El Estado no hizo lo que Oppenheimer quería, continuó con el desarrollo de la bomba. Hubo bombas termonucleares y… no hubo armagedón.
La segunda conclusión banal es imaginar que Oppenheimer quería cerrar la caja de Pandora que había abierto, porque temía la destrucción del mundo. Y tomó la decisión ética y respetable de correrse. Esa decisión le costó muy cara. El Estado no hizo lo que Oppenheimer quería, continuó con el desarrollo de la bomba. Hubo bombas termonucleares, sí, pero… no hubo armagedón. Porque al final los líderes mundiales no fueron tan irresponsables, más bien lo contrario. La convicción de que apretar el botón implicaba la destrucción mutua asegurada logró que ninguna de las dos potencias lo hiciera. Y logró algo más importante aún: que en 1968 se pusieran de acuerdo en un tratado, el Tratado de No Proliferación de Armas Nucleares, que limitó la posesión de armas a los pocos países que las tenían.

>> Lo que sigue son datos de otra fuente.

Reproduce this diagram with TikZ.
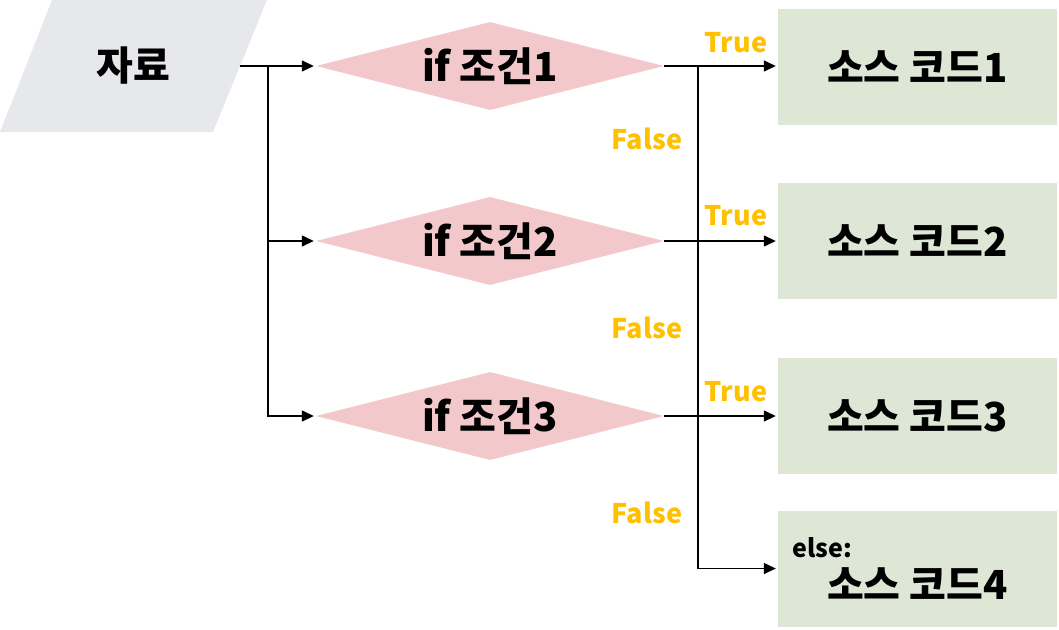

Soy de los que están convencidos de que el mundo sería mucho más seguro y mejor si no hubiera armas nucleares y si ese enorme monto de recursos fuera destinado a otra cosa. Pero en la medida en que las hay, no creo que sea posible que uno de los contendientes “deje la espada fuera de la habitación”. Porque probablemente el otro no la dejará, sino que la usará para derrotarlo. No es lindo que sea así, pero es así. Hay que trabajar para construir los incentivos para que cada vez haya menos armas nucleares, y un día no haya ninguna. Pero créanme que eso no es fácil.
Termino con algo para otro artículo y otro debate, que era válido en 1945 y es válido ahora. No quiero que haya guerras. Las guerras las sufren los débiles, los desarmados, los que no las provocaron. Pero las hay. Y en tanto las haya, creo que es más probable que haya menos guerras si las guerras las ganan los buenos. Esto era válido en 1945 y lo es hoy.